Hyde Park Spanishtown Creek, formally West Hyde Park, is a neighborhood within the district of Hyde Park, which represents District 4 of the Tampa City Council. The 2000 census numbers were unavailable, however, the latest estimated population was 1,534 and the population density was 6,356 people per square mile.

==Geography==
Hyde Park Spanishtown Creek boundaries are roughly Courier City to the west, Hyde Park North to the north, Palma Ceia to the southwest and Morrison Grove to the east. The ZIP Code serving the neighborhood is 33606. The community is located at 27.934 degrees north, 82.474 degrees west. The elevation for the community is three feet above sea level.

==Demographics==
Source: West Hyde Park neighborhood detailed profile

The latest estimated population was 1,534, which consists of 781 males and 753 females. The median age is 34.7 for males and 35.7 for females.
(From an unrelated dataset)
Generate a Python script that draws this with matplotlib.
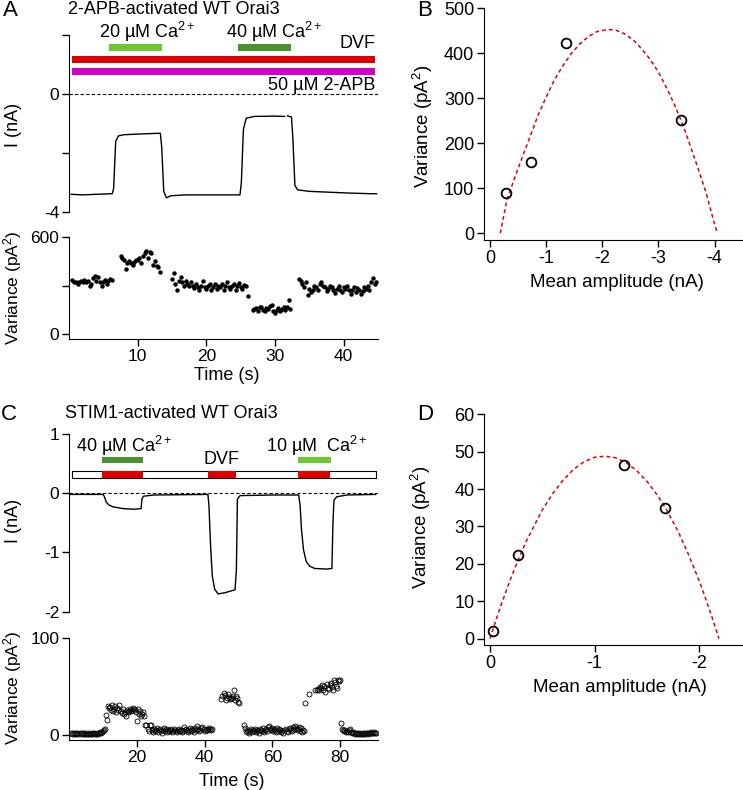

The percentage of marriage couple stands at 31.8%.

The median income for the neighborhood is $98,370. The average family size is 2.7 and the average household size is approximately 1.8 persons.

==Education==
Hyde Park Spanishtown Creek is served by Hillsborough County Public Schools, which serves the city of Tampa and Hillsborough County.